Minimal recovery system
The backup memory holds a small, compressed system image that’s loaded into RAM and executed at boot. Its job is to restore the main partition, for example by downloading a clean system image from a remote server. These memories are typically smaller and connected via SPI or similar low-speed buses.

Pros and Cons
- The first approach increases hardware cost and complexity
- The second saves on hardware but requires a more sophisticated recovery infrastructure and software stack
Looking for a Linux embedded course?
Discover our courses
Remote Recovery Systems
An evolution of the previous model moves the entire recovery process into the bootloader itself. Instead of booting a minimal recovery system from a separate memory, the bootloader is responsible for restoring the main system by:
- Formatting the main partition
- Downloading a new system image from a server
- Decompressing and, if needed, decrypting the image

This approach simplifies hardware design but adds requirements for the bootloader, which must support:
- Network hardware
- A full TCP/IP stack
- Protocols such as HTTP or FTP, plus authentication (e.g., SSL, Basic Auth)

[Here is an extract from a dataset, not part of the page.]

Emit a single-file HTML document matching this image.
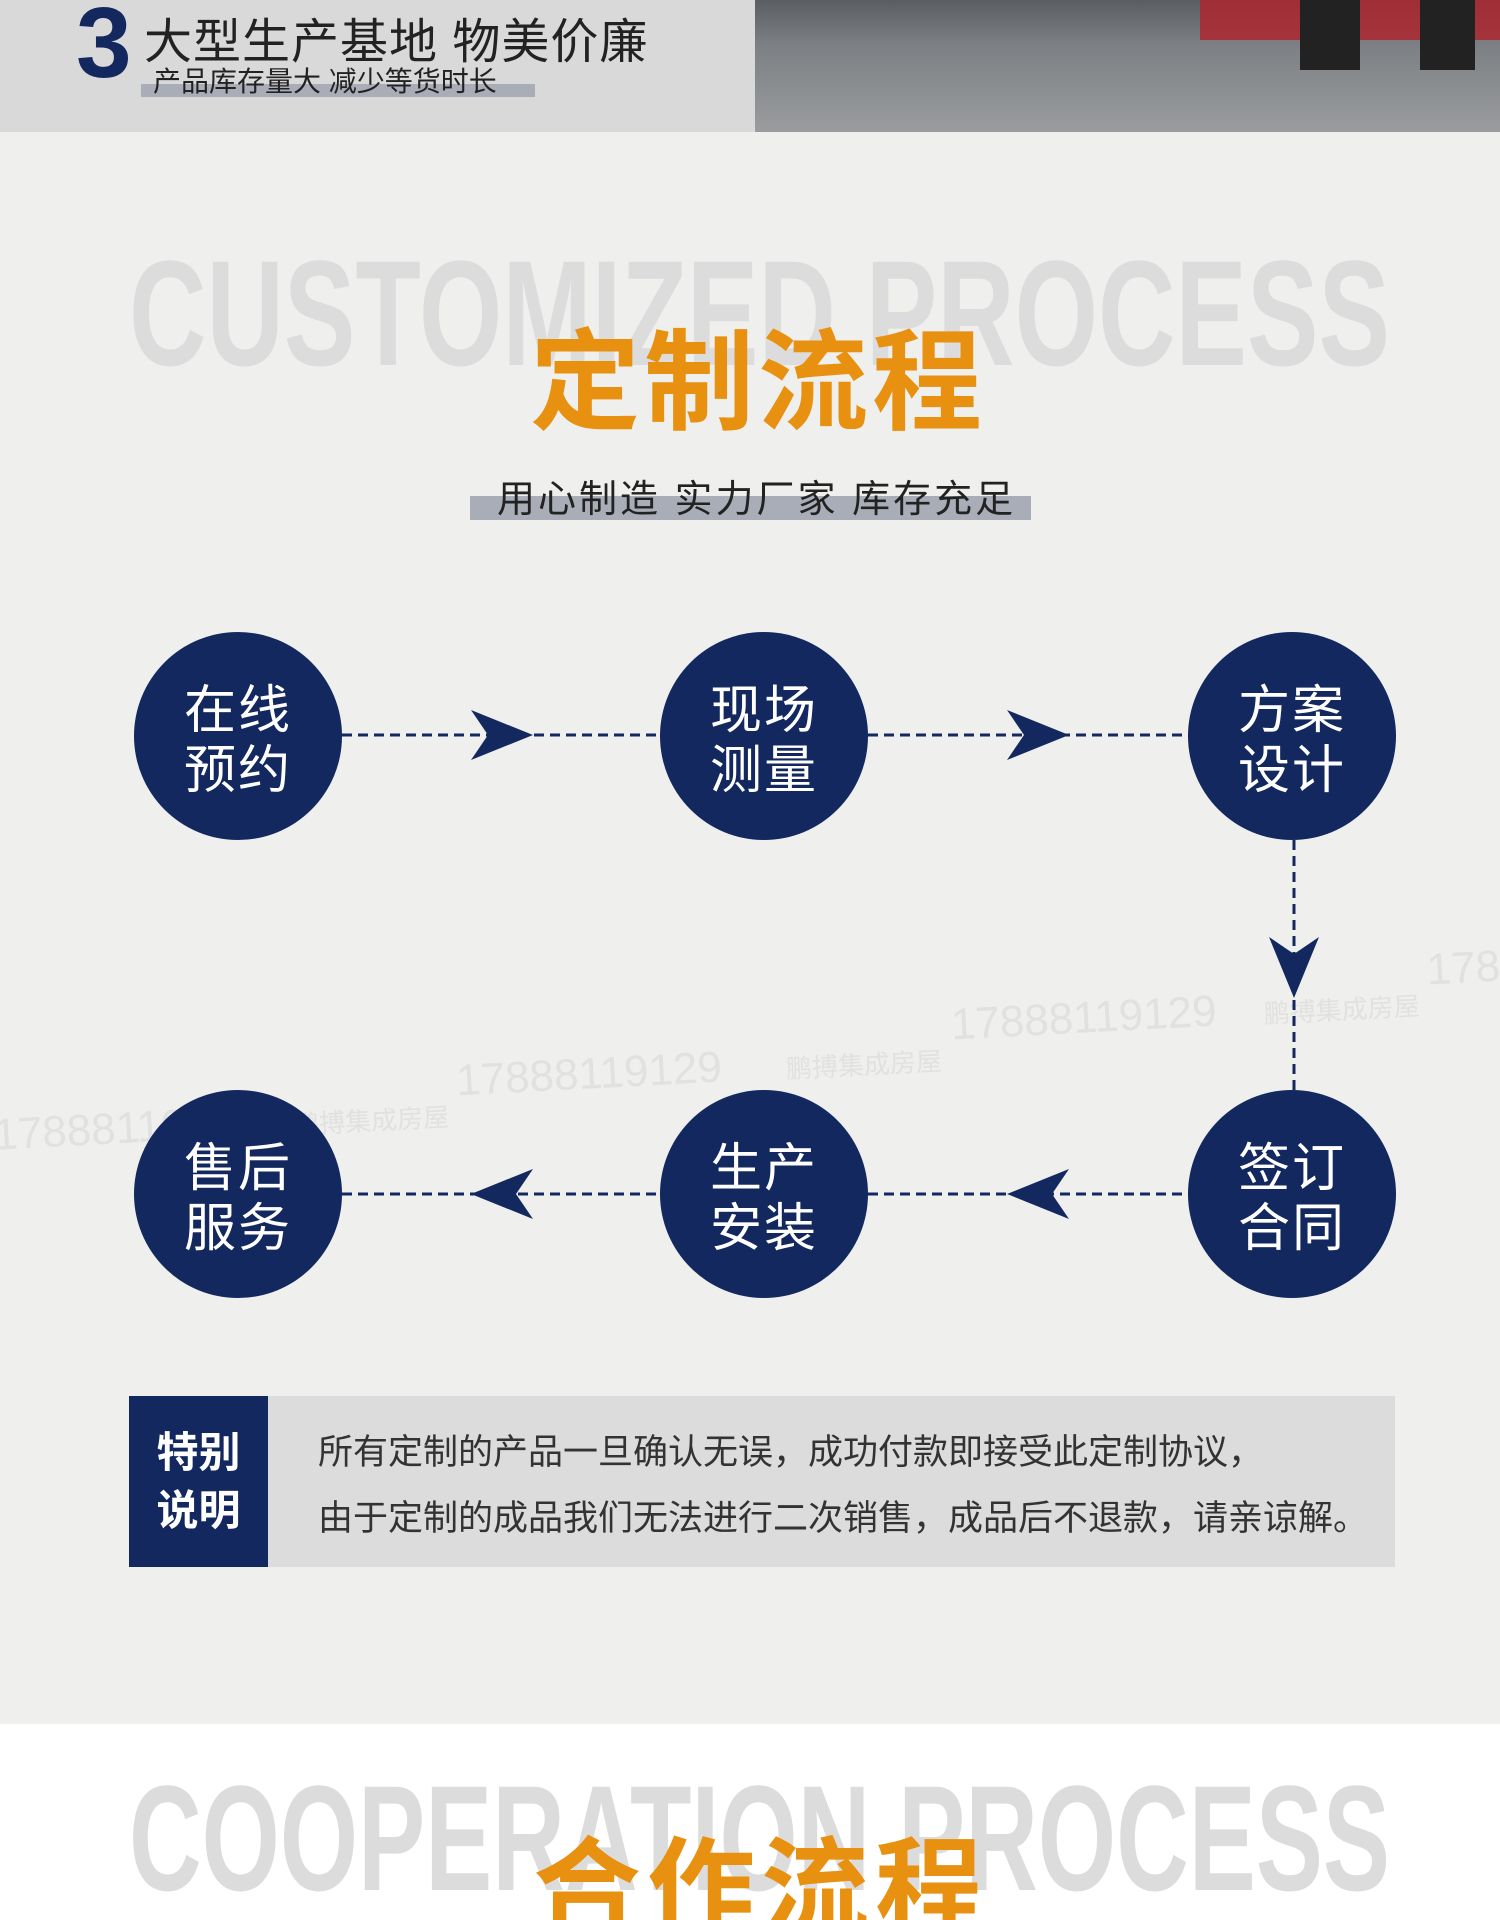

- Image decompression and decryption
Conclusion
There are many ways to improve the reliability of embedded Linux systems, each with trade-offs in complexity, cost, and capabilities. The techniques discussed here are some of the most common but by no means exhaustive.
The best approach depends on your specific hardware and software environment, the system’s intended use, and the level of fault tolerance required. Carefully evaluating these factors will help you build robust systems that keep running—no matter what happens in the field.